▸ PROVIDED MATERIAL
»»
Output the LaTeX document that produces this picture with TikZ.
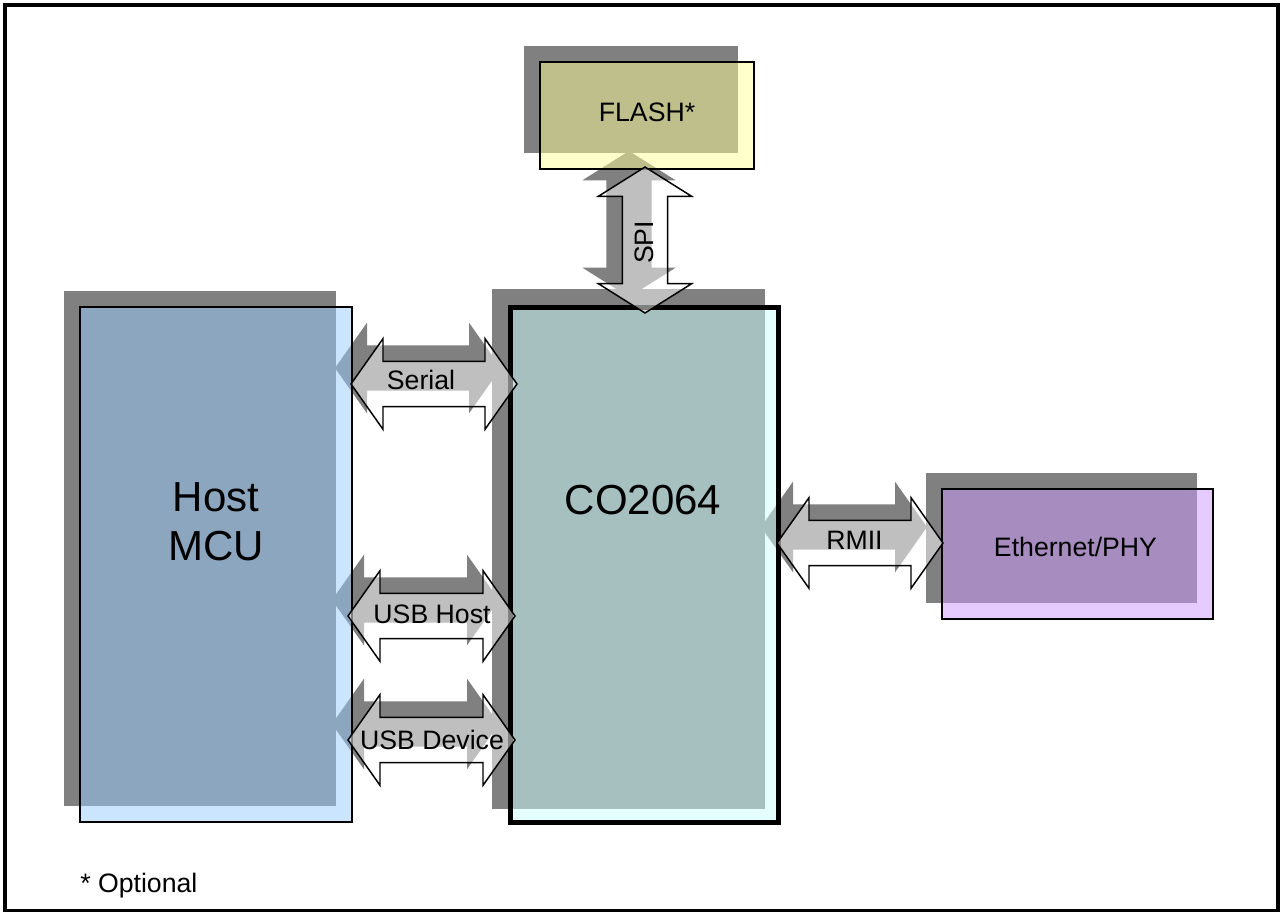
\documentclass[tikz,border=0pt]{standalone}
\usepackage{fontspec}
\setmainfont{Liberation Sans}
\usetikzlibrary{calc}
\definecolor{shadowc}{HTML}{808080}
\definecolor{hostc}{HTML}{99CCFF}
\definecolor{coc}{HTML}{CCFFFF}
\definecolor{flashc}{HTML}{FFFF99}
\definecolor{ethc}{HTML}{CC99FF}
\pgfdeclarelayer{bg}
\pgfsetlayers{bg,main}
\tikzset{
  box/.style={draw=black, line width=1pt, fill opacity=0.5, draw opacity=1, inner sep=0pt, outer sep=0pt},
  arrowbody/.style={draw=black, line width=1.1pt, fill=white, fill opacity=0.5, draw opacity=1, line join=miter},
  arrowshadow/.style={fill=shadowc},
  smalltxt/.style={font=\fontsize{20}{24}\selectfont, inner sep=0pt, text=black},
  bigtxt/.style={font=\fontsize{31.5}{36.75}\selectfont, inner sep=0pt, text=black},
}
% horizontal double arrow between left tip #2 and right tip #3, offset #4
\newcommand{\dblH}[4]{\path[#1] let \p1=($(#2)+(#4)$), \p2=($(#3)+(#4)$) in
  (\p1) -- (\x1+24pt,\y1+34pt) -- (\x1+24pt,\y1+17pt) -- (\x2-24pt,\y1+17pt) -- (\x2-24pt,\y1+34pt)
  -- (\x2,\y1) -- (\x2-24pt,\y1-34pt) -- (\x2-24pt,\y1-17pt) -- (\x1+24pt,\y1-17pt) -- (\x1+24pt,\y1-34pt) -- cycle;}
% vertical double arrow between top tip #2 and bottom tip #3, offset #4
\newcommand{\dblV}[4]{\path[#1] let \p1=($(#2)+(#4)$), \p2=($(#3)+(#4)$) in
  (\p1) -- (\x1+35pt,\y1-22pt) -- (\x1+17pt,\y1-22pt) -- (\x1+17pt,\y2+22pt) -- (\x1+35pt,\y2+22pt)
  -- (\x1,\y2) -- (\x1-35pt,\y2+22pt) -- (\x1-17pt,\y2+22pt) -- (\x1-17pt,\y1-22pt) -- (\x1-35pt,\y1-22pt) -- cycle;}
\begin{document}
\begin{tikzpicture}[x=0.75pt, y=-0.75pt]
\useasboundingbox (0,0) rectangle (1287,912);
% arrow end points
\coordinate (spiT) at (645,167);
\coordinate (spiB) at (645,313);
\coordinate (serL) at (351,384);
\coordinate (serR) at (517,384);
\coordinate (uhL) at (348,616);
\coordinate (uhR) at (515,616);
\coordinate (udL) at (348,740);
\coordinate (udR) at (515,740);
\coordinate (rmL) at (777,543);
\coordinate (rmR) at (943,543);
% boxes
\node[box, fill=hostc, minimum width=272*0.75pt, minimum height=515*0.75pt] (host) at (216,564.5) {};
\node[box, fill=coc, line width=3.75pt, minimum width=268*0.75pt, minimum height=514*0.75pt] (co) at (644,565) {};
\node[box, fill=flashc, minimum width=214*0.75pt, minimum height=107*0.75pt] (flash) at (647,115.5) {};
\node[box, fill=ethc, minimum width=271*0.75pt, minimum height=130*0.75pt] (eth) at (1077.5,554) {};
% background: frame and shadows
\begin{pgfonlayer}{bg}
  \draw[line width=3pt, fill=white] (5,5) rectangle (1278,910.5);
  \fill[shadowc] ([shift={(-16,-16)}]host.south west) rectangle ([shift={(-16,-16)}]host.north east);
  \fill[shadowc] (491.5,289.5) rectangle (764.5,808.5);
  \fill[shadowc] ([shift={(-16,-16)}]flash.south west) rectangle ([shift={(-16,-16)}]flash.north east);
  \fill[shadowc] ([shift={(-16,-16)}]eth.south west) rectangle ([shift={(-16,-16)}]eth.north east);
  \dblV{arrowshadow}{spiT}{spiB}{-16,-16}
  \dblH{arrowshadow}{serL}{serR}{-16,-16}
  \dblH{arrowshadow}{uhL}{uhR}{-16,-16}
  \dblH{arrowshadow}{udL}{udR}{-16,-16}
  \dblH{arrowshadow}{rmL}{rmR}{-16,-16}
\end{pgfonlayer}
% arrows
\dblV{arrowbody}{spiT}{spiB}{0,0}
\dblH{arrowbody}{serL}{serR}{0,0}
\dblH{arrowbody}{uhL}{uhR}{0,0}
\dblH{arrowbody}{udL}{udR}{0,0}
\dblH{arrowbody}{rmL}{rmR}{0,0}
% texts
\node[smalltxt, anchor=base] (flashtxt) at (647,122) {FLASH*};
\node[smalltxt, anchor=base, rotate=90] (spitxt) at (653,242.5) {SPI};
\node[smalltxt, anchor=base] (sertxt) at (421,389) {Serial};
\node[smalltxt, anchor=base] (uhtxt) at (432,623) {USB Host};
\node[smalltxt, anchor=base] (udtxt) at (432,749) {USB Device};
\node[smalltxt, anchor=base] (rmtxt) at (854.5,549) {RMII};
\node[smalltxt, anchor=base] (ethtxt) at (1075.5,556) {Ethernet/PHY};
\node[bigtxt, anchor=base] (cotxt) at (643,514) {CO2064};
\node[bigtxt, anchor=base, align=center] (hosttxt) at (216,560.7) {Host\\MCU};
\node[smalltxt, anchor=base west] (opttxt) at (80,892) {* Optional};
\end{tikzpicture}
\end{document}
««
▸ GIVEN REQUEST
Every line above should be returned exactly; the pictures stay out.

▸ FINISHED ANSWER
Output the LaTeX document that produces this picture with TikZ.
\documentclass[tikz,border=0pt]{standalone}
\usepackage{fontspec}
\setmainfont{Liberation Sans}
\usetikzlibrary{calc}
\definecolor{shadowc}{HTML}{808080}
\definecolor{hostc}{HTML}{99CCFF}
\definecolor{coc}{HTML}{CCFFFF}
\definecolor{flashc}{HTML}{FFFF99}
\definecolor{ethc}{HTML}{CC99FF}
\pgfdeclarelayer{bg}
\pgfsetlayers{bg,main}
\tikzset{
  box/.style={draw=black, line width=1pt, fill opacity=0.5, draw opacity=1, inner sep=0pt, outer sep=0pt},
  arrowbody/.style={draw=black, line width=1.1pt, fill=white, fill opacity=0.5, draw opacity=1, line join=miter},
  arrowshadow/.style={fill=shadowc},
  smalltxt/.style={font=\fontsize{20}{24}\selectfont, inner sep=0pt, text=black},
  bigtxt/.style={font=\fontsize{31.5}{36.75}\selectfont, inner sep=0pt, text=black},
}
% horizontal double arrow between left tip #2 and right tip #3, offset #4
\newcommand{\dblH}[4]{\path[#1] let \p1=($(#2)+(#4)$), \p2=($(#3)+(#4)$) in
  (\p1) -- (\x1+24pt,\y1+34pt) -- (\x1+24pt,\y1+17pt) -- (\x2-24pt,\y1+17pt) -- (\x2-24pt,\y1+34pt)
  -- (\x2,\y1) -- (\x2-24pt,\y1-34pt) -- (\x2-24pt,\y1-17pt) -- (\x1+24pt,\y1-17pt) -- (\x1+24pt,\y1-34pt) -- cycle;}
% vertical double arrow between top tip #2 and bottom tip #3, offset #4
\newcommand{\dblV}[4]{\path[#1] let \p1=($(#2)+(#4)$), \p2=($(#3)+(#4)$) in
  (\p1) -- (\x1+35pt,\y1-22pt) -- (\x1+17pt,\y1-22pt) -- (\x1+17pt,\y2+22pt) -- (\x1+35pt,\y2+22pt)
  -- (\x1,\y2) -- (\x1-35pt,\y2+22pt) -- (\x1-17pt,\y2+22pt) -- (\x1-17pt,\y1-22pt) -- (\x1-35pt,\y1-22pt) -- cycle;}
\begin{document}
\begin{tikzpicture}[x=0.75pt, y=-0.75pt]
\useasboundingbox (0,0) rectangle (1287,912);
% arrow end points
\coordinate (spiT) at (645,167);
\coordinate (spiB) at (645,313);
\coordinate (serL) at (351,384);
\coordinate (serR) at (517,384);
\coordinate (uhL) at (348,616);
\coordinate (uhR) at (515,616);
\coordinate (udL) at (348,740);
\coordinate (udR) at (515,740);
\coordinate (rmL) at (777,543);
\coordinate (rmR) at (943,543);
% boxes
\node[box, fill=hostc, minimum width=272*0.75pt, minimum height=515*0.75pt] (host) at (216,564.5) {};
\node[box, fill=coc, line width=3.75pt, minimum width=268*0.75pt, minimum height=514*0.75pt] (co) at (644,565) {};
\node[box, fill=flashc, minimum width=214*0.75pt, minimum height=107*0.75pt] (flash) at (647,115.5) {};
\node[box, fill=ethc, minimum width=271*0.75pt, minimum height=130*0.75pt] (eth) at (1077.5,554) {};
% background: frame and shadows
\begin{pgfonlayer}{bg}
  \draw[line width=3pt, fill=white] (5,5) rectangle (1278,910.5);
  \fill[shadowc] ([shift={(-16,-16)}]host.south west) rectangle ([shift={(-16,-16)}]host.north east);
  \fill[shadowc] (491.5,289.5) rectangle (764.5,808.5);
  \fill[shadowc] ([shift={(-16,-16)}]flash.south west) rectangle ([shift={(-16,-16)}]flash.north east);
  \fill[shadowc] ([shift={(-16,-16)}]eth.south west) rectangle ([shift={(-16,-16)}]eth.north east);
  \dblV{arrowshadow}{spiT}{spiB}{-16,-16}
  \dblH{arrowshadow}{serL}{serR}{-16,-16}
  \dblH{arrowshadow}{uhL}{uhR}{-16,-16}
  \dblH{arrowshadow}{udL}{udR}{-16,-16}
  \dblH{arrowshadow}{rmL}{rmR}{-16,-16}
\end{pgfonlayer}
% arrows
\dblV{arrowbody}{spiT}{spiB}{0,0}
\dblH{arrowbody}{serL}{serR}{0,0}
\dblH{arrowbody}{uhL}{uhR}{0,0}
\dblH{arrowbody}{udL}{udR}{0,0}
\dblH{arrowbody}{rmL}{rmR}{0,0}
% texts
\node[smalltxt, anchor=base] (flashtxt) at (647,122) {FLASH*};
\node[smalltxt, anchor=base, rotate=90] (spitxt) at (653,242.5) {SPI};
\node[smalltxt, anchor=base] (sertxt) at (421,389) {Serial};
\node[smalltxt, anchor=base] (uhtxt) at (432,623) {USB Host};
\node[smalltxt, anchor=base] (udtxt) at (432,749) {USB Device};
\node[smalltxt, anchor=base] (rmtxt) at (854.5,549) {RMII};
\node[smalltxt, anchor=base] (ethtxt) at (1075.5,556) {Ethernet/PHY};
\node[bigtxt, anchor=base] (cotxt) at (643,514) {CO2064};
\node[bigtxt, anchor=base, align=center] (hosttxt) at (216,560.7) {Host\\MCU};
\node[smalltxt, anchor=base west] (opttxt) at (80,892) {* Optional};
\end{tikzpicture}
\end{document}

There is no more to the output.